Records contained in a dataset

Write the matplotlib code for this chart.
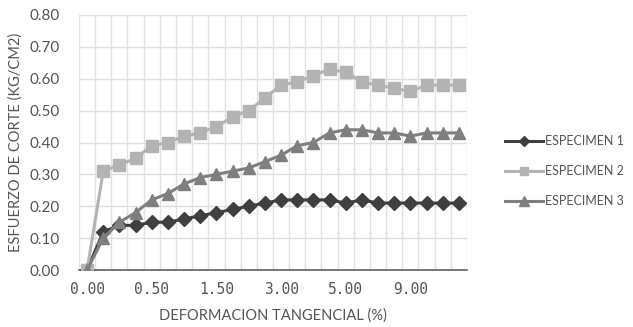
import matplotlib
matplotlib.use("Agg")
import matplotlib.pyplot as plt

# Tangential deformation (%) for each reading
deformacion = ["0.00", "0.10", "0.20", "0.35", "0.50", "0.75", "1.00", "1.25",
               "1.50", "1.75", "2.00", "2.50", "3.00", "3.50", "4.00", "4.50",
               "5.00", "6.00", "7.00", "8.00", "9.00", "10.00", "11.00", "12.00"]

# Shear stress (kg/cm2)
especimen_1 = [0.00, 0.12, 0.14, 0.14, 0.15, 0.15, 0.16, 0.17, 0.18, 0.19, 0.20, 0.21,
               0.22, 0.22, 0.22, 0.22, 0.21, 0.22, 0.21, 0.21, 0.21, 0.21, 0.21, 0.21]
especimen_2 = [0.00, 0.31, 0.33, 0.35, 0.39, 0.40, 0.42, 0.43, 0.45, 0.48, 0.50, 0.54,
               0.58, 0.59, 0.61, 0.63, 0.62, 0.59, 0.58, 0.57, 0.56, 0.58, 0.58, 0.58]
especimen_3 = [0.00, 0.10, 0.15, 0.18, 0.22, 0.24, 0.27, 0.29, 0.30, 0.31, 0.32, 0.34,
               0.36, 0.39, 0.40, 0.43, 0.44, 0.44, 0.43, 0.43, 0.42, 0.43, 0.43, 0.43]

series_names = ["ESPECIMEN 1", "ESPECIMEN 2", "ESPECIMEN 3"]
yticks = [0.0, 0.1, 0.2, 0.3, 0.4, 0.5, 0.6, 0.7, 0.8]
label_step = 4

fig = plt.figure(figsize=(6.33, 3.27), dpi=100)
ax = fig.add_axes([79 / 633, 1 - 270 / 327, (467 - 79) / 633, (270 - 15) / 327])

x = list(range(len(deformacion)))
styles = [
    dict(color="#3f3f3f", marker="D", markersize=7),
    dict(color="#b3b3b3", marker="s", markersize=8.5),
    dict(color="#7f7f7f", marker="^", markersize=9),
]
for vals, name, st in zip([especimen_1, especimen_2, especimen_3], series_names, styles):
    ax.plot(x, vals, color=st["color"], marker=st["marker"], markersize=st["markersize"],
            markerfacecolor=st["color"], markeredgecolor=st["color"], linewidth=2.2,
            label=name, zorder=3)

ax.set_xlim(-0.5, len(deformacion) - 0.5)
ax.set_ylim(0, 0.8)

# Vertical grid lines between categories
for k in range(len(deformacion) + 1):
    ax.axvline(k - 0.5, color="#e2e2e2", linewidth=1.0, zorder=0)
ax.set_yticks(yticks)
ax.yaxis.grid(True, color="#dedede", linewidth=1.0, zorder=0)
ax.set_axisbelow(True)

tick_pos = x[::label_step]
ax.set_xticks(tick_pos)
ax.set_xticklabels([deformacion[i] for i in tick_pos], family="DejaVu Sans Mono",
                   fontsize=10.5, color="#555555")
ax.set_yticklabels([f"{v:.2f}" for v in yticks], family="Lato", fontsize=11,
                   color="#555555")
ax.tick_params(axis="both", length=0)
ax.tick_params(axis="x", pad=9)
ax.tick_params(axis="y", pad=14)

for side in ["top", "right", "left"]:
    ax.spines[side].set_visible(False)
ax.spines["bottom"].set_color("#606060")
ax.spines["bottom"].set_linewidth(1.2)

ax.set_xlabel("DEFORMACION TANGENCIAL (%)", family="Lato", fontsize=10.5,
              color="#555555", labelpad=8)
ax.set_ylabel("ESFUERZO DE CORTE (KG/CM2)", family="Lato", fontsize=10.5,
              color="#555555", labelpad=5)

leg = fig.legend(*ax.get_legend_handles_labels(), loc="center left",
                 bbox_to_anchor=(494 / 633, 1 - 171 / 327), bbox_transform=fig.transFigure,
                 frameon=False, prop={"family": "Lato", "size": 9}, labelspacing=1.45,
                 handlelength=3.0, handletextpad=0.2, markerscale=0.75)
for t in leg.get_texts():
    t.set_color("#555555")

fig.savefig("out.png", dpi=100)
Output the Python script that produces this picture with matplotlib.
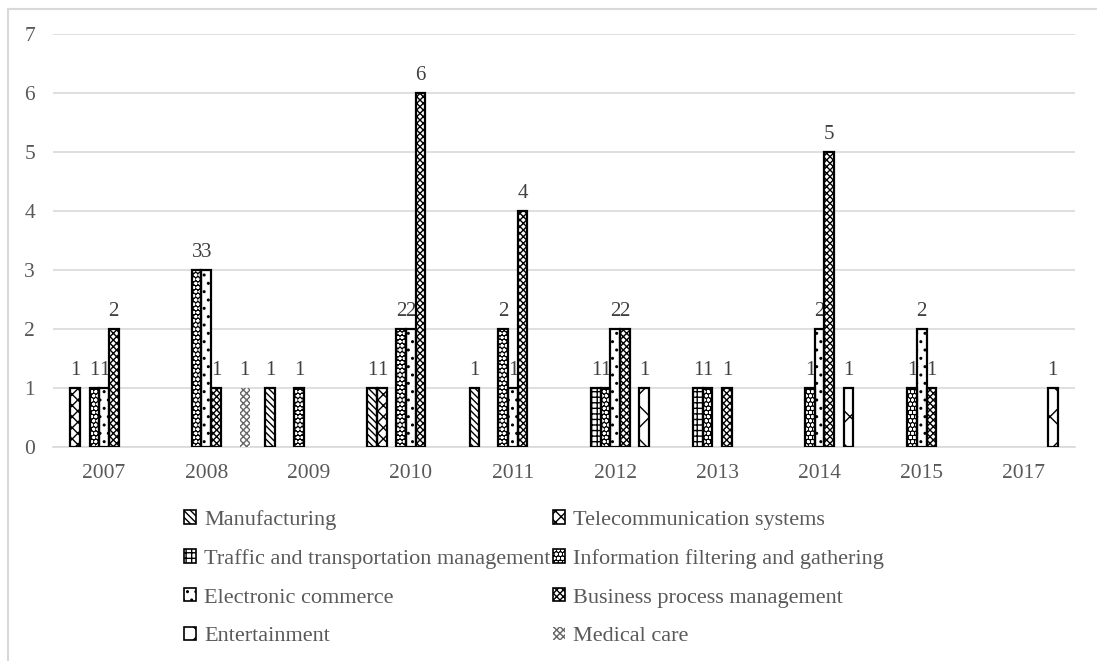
import matplotlib.pyplot as plt
from matplotlib.lines import Line2D
from matplotlib.patches import Patch
import numpy as np

# publications per application field and year
years = ["2007", "2008", "2009", "2010", "2011", "2012", "2013", "2014", "2015", "2017"]

manufacturing = [0, 0, 1, 1, 1, 0, 0, 0, 0, 0]
telecommunication = [1, 0, 0, 1, 0, 0, 0, 0, 0, 0]
traffic = [0, 0, 0, 0, 0, 1, 1, 0, 0, 0]
information_filtering = [1, 3, 1, 2, 2, 1, 1, 1, 1, 0]
electronic_commerce = [1, 3, 0, 2, 1, 2, 0, 2, 2, 0]
business_process = [2, 1, 0, 6, 4, 2, 1, 5, 1, 0]
entertainment = [0, 0, 0, 0, 0, 1, 0, 1, 0, 1]
medical_care = [0, 1, 0, 0, 0, 0, 0, 0, 0, 0]

labels = [
    "Manufacturing",
    "Telecommunication systems",
    "Traffic and transportation management",
    "Information filtering and gathering",
    "Electronic commerce",
    "Business process management",
    "Entertainment",
    "Medical care",
]
series = [manufacturing, telecommunication, traffic, information_filtering,
          electronic_commerce, business_process, entertainment, medical_care]

# style per series: face colour, hatch, hatch colour, outline
# (each hatch character gives 6 lines per inch)
styles = [
    ("white", "\\" * 5, "black", True),
    ("white", "x" * 3, "black", True),
    ("white", "+" * 3, "black", True),
    ("black", "o" * 4, "white", True),
    ("white", "..", "black", True),
    ("white", "x" * 5, "black", True),
    ("white", "x", "black", True),
    ("white", "x" * 5, "#666666", False),
]
# the original chart leaves one empty slot before the last two series
slots = [0, 1, 2, 3, 4, 5, 7, 8]
n_slots = 9

TEXT = "#595959"
GRID = "#d9d9d9"
FONT = "Liberation Serif"


def create_graph():
    """Grouped bar chart with hatched bars."""
    W, H = 1097, 661
    fig = plt.figure(figsize=(W / 100, H / 100), dpi=100)
    plt.rcParams["hatch.linewidth"] = 1.0

    # chart area border (only left and top visible in the original)
    fig.add_artist(Line2D([8 / W, 8 / W], [0, 1 - 9 / H], color=GRID, lw=1.5))
    fig.add_artist(Line2D([8 / W, 1], [1 - 9 / H, 1 - 9 / H], color=GRID, lw=1.5))

    left, right, top, bottom = 53, 1075, 34, 447
    ax = fig.add_axes([left / W, 1 - bottom / H, (right - left) / W, (bottom - top) / H])

    x = np.arange(len(years))
    width = 0.094
    handles = []
    for vals, slot, label, (fc, hatch, hc, outline) in zip(series, slots, labels, styles):
        pos = x + (slot - (n_slots - 1) / 2) * width
        vals = np.array(vals)
        mask = vals > 0
        # hatched fill
        ax.bar(pos[mask], vals[mask], width, color=fc, hatch=hatch,
               edgecolor=hc, linewidth=0, zorder=3)
        # outline on top
        if outline:
            ax.bar(pos[mask], vals[mask], width, fill=False,
                   edgecolor="black", linewidth=1.6, zorder=4)
        for px, v in zip(pos[mask], vals[mask]):
            ax.annotate(str(v), (px, v), xytext=(0, 6), textcoords="offset points",
                        ha="center", va="bottom", fontsize=15, color="#404040",
                        family=FONT)
        # legend square = hatched fill + black outline drawn over each other
        fill = Patch(facecolor=fc, hatch=hatch, edgecolor=hc, linewidth=0)
        if outline:
            handles.append((fill, Patch(fill=False, edgecolor="black", linewidth=1.2)))
        else:
            handles.append(fill)

    ax.set_xlim(-0.5, len(years) - 0.5)
    ax.set_ylim(0, 7)
    ax.set_yticks(range(0, 8))
    ax.set_xticks(x)
    ax.set_xticklabels(years)
    ax.grid(axis="y", color=GRID, linewidth=1.2, zorder=0)
    ax.set_axisbelow(True)
    for s in ["top", "right", "left"]:
        ax.spines[s].set_visible(False)
    ax.spines["bottom"].set_color(GRID)
    ax.spines["bottom"].set_linewidth(1.2)
    ax.tick_params(length=0, labelsize=15.5, labelcolor=TEXT)
    ax.tick_params(axis="y", pad=13)
    ax.tick_params(axis="x", pad=12)
    for t in ax.get_xticklabels() + ax.get_yticklabels():
        t.set_family(FONT)

    # legend reads row by row in the original, matplotlib fills columns
    order = [0, 2, 4, 6, 1, 3, 5, 7]
    fig.legend([handles[i] for i in order], [labels[i] for i in order],
               ncol=2, loc="upper left", bbox_to_anchor=(184 / W, 1 - 510 / H),
               frameon=False, prop={"family": FONT, "size": 16},
               labelcolor=TEXT, handlelength=0.55, handleheight=0.55,
               handletextpad=0.35, columnspacing=0.1, labelspacing=0.86,
               borderpad=0, borderaxespad=0)

    fig.savefig("out.png", dpi=100)


create_graph()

Exercise prompt >> Begin at the first line of the records and please reproduce every line exactly through the one containing "ax = fig.add_axes([79", leaving all pictures out.

Task solution >>
Write the matplotlib code for this chart.
import matplotlib
matplotlib.use("Agg")
import matplotlib.pyplot as plt

# Tangential deformation (%) for each reading
deformacion = ["0.00", "0.10", "0.20", "0.35", "0.50", "0.75", "1.00", "1.25",
               "1.50", "1.75", "2.00", "2.50", "3.00", "3.50", "4.00", "4.50",
               "5.00", "6.00", "7.00", "8.00", "9.00", "10.00", "11.00", "12.00"]

# Shear stress (kg/cm2)
especimen_1 = [0.00, 0.12, 0.14, 0.14, 0.15, 0.15, 0.16, 0.17, 0.18, 0.19, 0.20, 0.21,
               0.22, 0.22, 0.22, 0.22, 0.21, 0.22, 0.21, 0.21, 0.21, 0.21, 0.21, 0.21]
especimen_2 = [0.00, 0.31, 0.33, 0.35, 0.39, 0.40, 0.42, 0.43, 0.45, 0.48, 0.50, 0.54,
               0.58, 0.59, 0.61, 0.63, 0.62, 0.59, 0.58, 0.57, 0.56, 0.58, 0.58, 0.58]
especimen_3 = [0.00, 0.10, 0.15, 0.18, 0.22, 0.24, 0.27, 0.29, 0.30, 0.31, 0.32, 0.34,
               0.36, 0.39, 0.40, 0.43, 0.44, 0.44, 0.43, 0.43, 0.42, 0.43, 0.43, 0.43]

series_names = ["ESPECIMEN 1", "ESPECIMEN 2", "ESPECIMEN 3"]
yticks = [0.0, 0.1, 0.2, 0.3, 0.4, 0.5, 0.6, 0.7, 0.8]
label_step = 4

fig = plt.figure(figsize=(6.33, 3.27), dpi=100)
ax = fig.add_axes([79 / 633, 1 - 270 / 327, (467 - 79) / 633, (270 - 15) / 327])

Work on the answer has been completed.